Microburst Alert knettert en kraakt weer gezellig, maar dit keer geeft Gavin Harrison het stuk een extra impuls met zijn levendige timmerwerk. Hier laat Moore horen waar hij goed in is: de kunstig geknipte en geplakte geluidfragmenten vallen precies op hun plek en maken samen een sterk, dreigend nummer. Voor Stockholm gaat de sleur- en pleurtechniek even de kast in, en dat is maar goed ook.

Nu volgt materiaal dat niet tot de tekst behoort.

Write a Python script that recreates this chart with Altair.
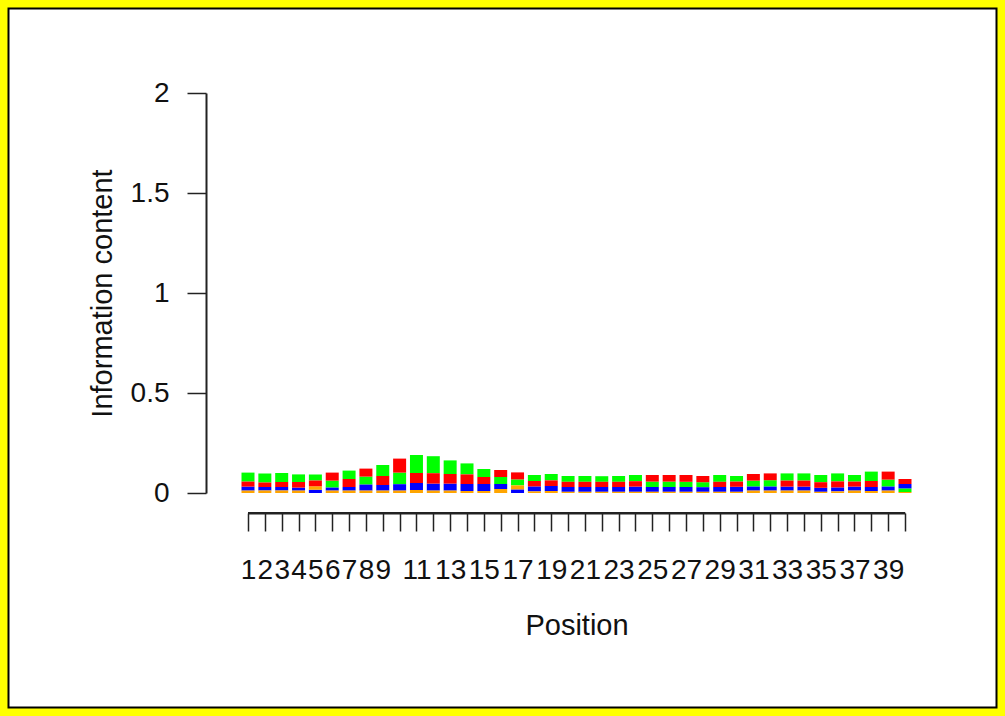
import altair as alt
import pandas as pd

# ---- data (bits per base, 40 positions) ----
positions = list(range(1, 41))
bits_A = [0.045, 0.045, 0.045, 0.038, 0.030, 0.035, 0.042, 0.040, 0.055, 0.058,
          0.090, 0.085, 0.068, 0.055, 0.040, 0.035, 0.030, 0.030, 0.032, 0.029,
          0.029, 0.028, 0.029, 0.031, 0.027, 0.027, 0.026, 0.025, 0.034, 0.028,
          0.030, 0.032, 0.036, 0.036, 0.036, 0.040, 0.033, 0.047, 0.035, 0.018]
bits_C = [0.020, 0.018, 0.018, 0.015, 0.016, 0.015, 0.018, 0.030, 0.028, 0.032,
          0.035, 0.035, 0.035, 0.035, 0.035, 0.025, 0.018, 0.025, 0.025, 0.024,
          0.024, 0.024, 0.024, 0.026, 0.024, 0.024, 0.024, 0.023, 0.024, 0.025,
          0.020, 0.020, 0.020, 0.020, 0.020, 0.020, 0.020, 0.020, 0.020, 0.022]
bits_G = [0.012, 0.012, 0.012, 0.012, 0.018, 0.012, 0.012, 0.012, 0.012, 0.012,
          0.015, 0.012, 0.012, 0.010, 0.010, 0.020, 0.020, 0.008, 0.010, 0.006,
          0.006, 0.006, 0.006, 0.006, 0.006, 0.006, 0.006, 0.006, 0.006, 0.006,
          0.012, 0.012, 0.012, 0.012, 0.006, 0.008, 0.012, 0.010, 0.012, 0.005]
bits_T = [0.025, 0.022, 0.025, 0.028, 0.028, 0.040, 0.040, 0.040, 0.045, 0.070,
          0.050, 0.052, 0.048, 0.048, 0.035, 0.035, 0.035, 0.027, 0.028, 0.026,
          0.026, 0.026, 0.026, 0.027, 0.033, 0.033, 0.034, 0.031, 0.026, 0.026,
          0.033, 0.034, 0.030, 0.030, 0.028, 0.030, 0.025, 0.030, 0.040, 0.025]
bases = ["A", "C", "G", "T"]
base_colors = ["#00FF00", "#0000FF", "#FFA500", "#FF0000"]
y_ticks = [0, 0.5, 1, 1.5, 2]

rows = []
for b, vals in zip(bases, [bits_A, bits_C, bits_G, bits_T]):
    for p, v in zip(positions, vals):
        rows.append({"pos": p, "base": b, "bits": v})
df = pd.DataFrame(rows)

FONT = "Liberation Sans"
xscale = alt.Scale(domain=[positions[0], positions[-1]], nice=False, zero=False, padding=0)
x_axis = alt.Axis(
    values=positions,
    labelExpr="datum.value <= 9 || datum.value % 2 == 1 ? datum.label : ''",
    labelOverlap=False, labelFlush=False,
    domain=True,
    tickSize=18, tickWidth=1.5, tickColor="#222",
    domainWidth=2, domainColor="#222",
    labelFontSize=28, labelFont=FONT, labelColor="#111", labelPadding=25,
    offset=20, grid=False,
    title="Position", titleFontSize=29, titleFont=FONT,
    titleFontWeight="normal", titleColor="#111", titlePadding=27,
)
y_axis = alt.Axis(
    values=y_ticks, format="~g",
    domain=True,
    tickSize=19, tickWidth=1.5, tickColor="#222",
    domainWidth=2, domainColor="#222",
    labelFontSize=28, labelFont=FONT, labelColor="#111", labelPadding=18,
    offset=42, grid=False,
    title="Information content", titleFontSize=29, titleFont=FONT,
    titleFontWeight="normal", titleColor="#111", titlePadding=13,
)

# page frame: yellow outer band and thin black border (no fill, so axes stay visible)
frame_data = pd.DataFrame({"d": [0]})
yellow_band = alt.Chart(frame_data).mark_rect(
    fill="white", fillOpacity=0, stroke="#FFFF00", strokeWidth=17
).encode(x=alt.value(-248), x2=alt.value(757), y=alt.value(-93), y2=alt.value(623))
black_border = alt.Chart(frame_data).mark_rect(
    fill="white", fillOpacity=0, stroke="black", strokeWidth=2
).encode(x=alt.value(-239.5), x2=alt.value(748.5), y=alt.value(-84.5), y2=alt.value(614.5))

bars = alt.Chart(df).transform_window(
    rank="row_number()", groupby=["pos"], sort=[alt.SortField("bits", order="ascending")]
).mark_bar(size=13).encode(
    x=alt.X("pos:Q", scale=xscale, axis=x_axis),
    y=alt.Y("bits:Q", stack="zero", scale=alt.Scale(domain=[0, 2], nice=False), axis=y_axis),
    color=alt.Color("base:N", scale=alt.Scale(domain=bases, range=base_colors), legend=None),
    order=alt.Order("rank:Q", sort="ascending"),
)

# x-axis base line (spans first to last position, below the plot like R's axis)
xline = alt.Chart(pd.DataFrame({"p0": [positions[0]], "p1": [positions[-1]]})).mark_rule(
    color="#222", strokeWidth=2
).encode(
    x=alt.X("p0:Q", scale=xscale, axis=x_axis), x2="p1:Q", y=alt.value(420)
)

chart = alt.layer(yellow_band, black_border, bars, xline).properties(
    width=657, height=400,
    autosize=alt.AutoSizeParams(type="none"),
    padding={"left": 248, "top": 93, "right": 100, "bottom": 223},
    background="white",
).configure_view(stroke=None)

chart.save("out.html", embed_options={"renderer": "svg", "actions": False})
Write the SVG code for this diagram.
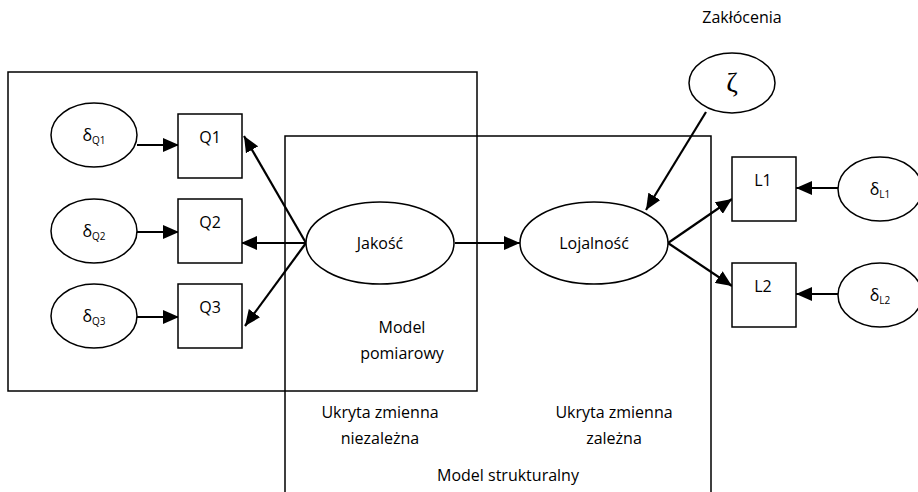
<svg xmlns="http://www.w3.org/2000/svg" width="918" height="492" viewBox="0 0 918 492">
<style>
.frame{fill:none;stroke:#000;stroke-width:1.5}
.node{fill:#fff;stroke:#000;stroke-width:1.5}
.edge{fill:none;stroke:#000;stroke-width:2.2}
text{font-family:"Open Sans","Liberation Sans",Arial,sans-serif;font-size:16px;fill:#000;text-anchor:middle}
.sub{font-size:10px}
.greek{font-family:"Liberation Serif","DejaVu Serif",serif;font-size:28px}
</style>
<defs>
<marker id="ah" markerUnits="userSpaceOnUse" markerWidth="16" markerHeight="14" refX="16" refY="7" orient="auto">
<path d="M0,0 L16,7 L0,14 Z" fill="#000"/>
</marker>
</defs>
<g id="frames">
<rect class="frame" x="8" y="72" width="469" height="319"/>
<path class="frame" d="M285,492 V136 H711 V492"/>
</g>
<g id="connectors">
<line class="edge" x1="137" y1="145" x2="179" y2="145" marker-end="url(#ah)"/>
<line class="edge" x1="137" y1="232" x2="179" y2="232" marker-end="url(#ah)"/>
<line class="edge" x1="137" y1="317" x2="179" y2="317" marker-end="url(#ah)"/>
<line class="edge" x1="306" y1="243" x2="244" y2="136" marker-end="url(#ah)"/>
<line class="edge" x1="306" y1="243" x2="241" y2="243" marker-end="url(#ah)"/>
<line class="edge" x1="306" y1="243" x2="245" y2="326" marker-end="url(#ah)"/>
<line class="edge" x1="455" y1="243" x2="520" y2="243" marker-end="url(#ah)"/>
<line class="edge" x1="706" y1="112" x2="646" y2="210" marker-end="url(#ah)"/>
<line class="edge" x1="668" y1="243" x2="732" y2="199" marker-end="url(#ah)"/>
<line class="edge" x1="668" y1="243" x2="732" y2="286" marker-end="url(#ah)"/>
<line class="edge" x1="838" y1="188" x2="796" y2="188" marker-end="url(#ah)"/>
<line class="edge" x1="838" y1="294" x2="796" y2="294" marker-end="url(#ah)"/>
</g>
<g id="dQ1"><ellipse class="node" cx="94" cy="135" rx="43" ry="32"/><text x="94" y="141">δ<tspan class="sub" dy="3">Q1</tspan></text></g>
<g id="dQ2"><ellipse class="node" cx="94" cy="231" rx="43" ry="32"/><text x="94" y="237">δ<tspan class="sub" dy="3">Q2</tspan></text></g>
<g id="dQ3"><ellipse class="node" cx="94" cy="316" rx="43" ry="32"/><text x="94" y="322">δ<tspan class="sub" dy="3">Q3</tspan></text></g>
<g id="Q1"><rect class="node" x="178" y="114" width="64" height="64"/><text x="210" y="143">Q1</text></g>
<g id="Q2"><rect class="node" x="178" y="199" width="64" height="64"/><text x="210" y="228">Q2</text></g>
<g id="Q3"><rect class="node" x="178" y="284" width="64" height="64"/><text x="210" y="313">Q3</text></g>
<g id="jakosc"><ellipse class="node" cx="380" cy="243" rx="74" ry="41"/><text x="380" y="249">Jakość</text></g>
<g id="lojalnosc"><ellipse class="node" cx="594" cy="243" rx="74" ry="41"/><text x="594" y="249">Lojalność</text></g>
<g id="zeta"><ellipse class="node" cx="732" cy="83" rx="43" ry="30"/><text class="greek" x="732" y="92">ζ</text></g>
<g id="L1"><rect class="node" x="732" y="157" width="64" height="64"/><text x="763" y="186">L1</text></g>
<g id="L2"><rect class="node" x="732" y="263" width="64" height="64"/><text x="763" y="292">L2</text></g>
<g id="dL1"><ellipse class="node" cx="880" cy="189" rx="42" ry="32"/><text x="880" y="195">δ<tspan class="sub" dy="3">L1</tspan></text></g>
<g id="dL2"><ellipse class="node" cx="880" cy="295" rx="42" ry="32"/><text x="880" y="301">δ<tspan class="sub" dy="3">L2</tspan></text></g>
<g id="labels">
<text x="742" y="23">Zakłócenia</text>
<text x="402" y="333">Model</text>
<text x="402" y="359">pomiarowy</text>
<text x="380" y="418">Ukryta zmienna</text>
<text x="380" y="444">niezależna</text>
<text x="614" y="418">Ukryta zmienna</text>
<text x="614" y="444">zależna</text>
<text x="508" y="481">Model strukturalny</text>
</g>
</svg>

De bevlogen zang van Opeth-zanger Akerfeldt maken van dit nummer het hoogtepunt van “Blood”. Een mooie zangmelodie, een subtiel arrangement en een mooi opgebouwde spanning. Wat wil je nog meer?

Afsluiter Blood is van de weeromstuit ook al een sterk nummer. Wel weer een herkenbare zangmelodie, maar de mooie combinatie van omfloerste synthesizerklanken en de scheurende gitaren bewijzen weer eens waar de kracht van OSI ligt.

Je kunt “Blood” maar het beste beschouwen als één compositie. Een bijna vijftig minuten durend epos waarin de zangthema’s op een briljante manier steeds weer terugkomen, of een wandkleed dat uit een beperkt aantal verschillende grijstinten is geknoopt. Veel beter dan “Free” en daarmee dus echt wel goed, maar lang niet zo geniaal als dat eerste album. Dat komt voor een belangrijk deel door Moore, die zich wat al te zeer vastbijt in wat hij kent. Het is te hopen dat Moore er voor album nummer vier een paar kunstjes bijleert, of anders wat hulp inhuurt. Ik wil best een paar keer hetzelfde album kopen, maar het houdt een keer op. Laat Akerfeldt meer doen, dan komt het allemaal wel voor de bakker.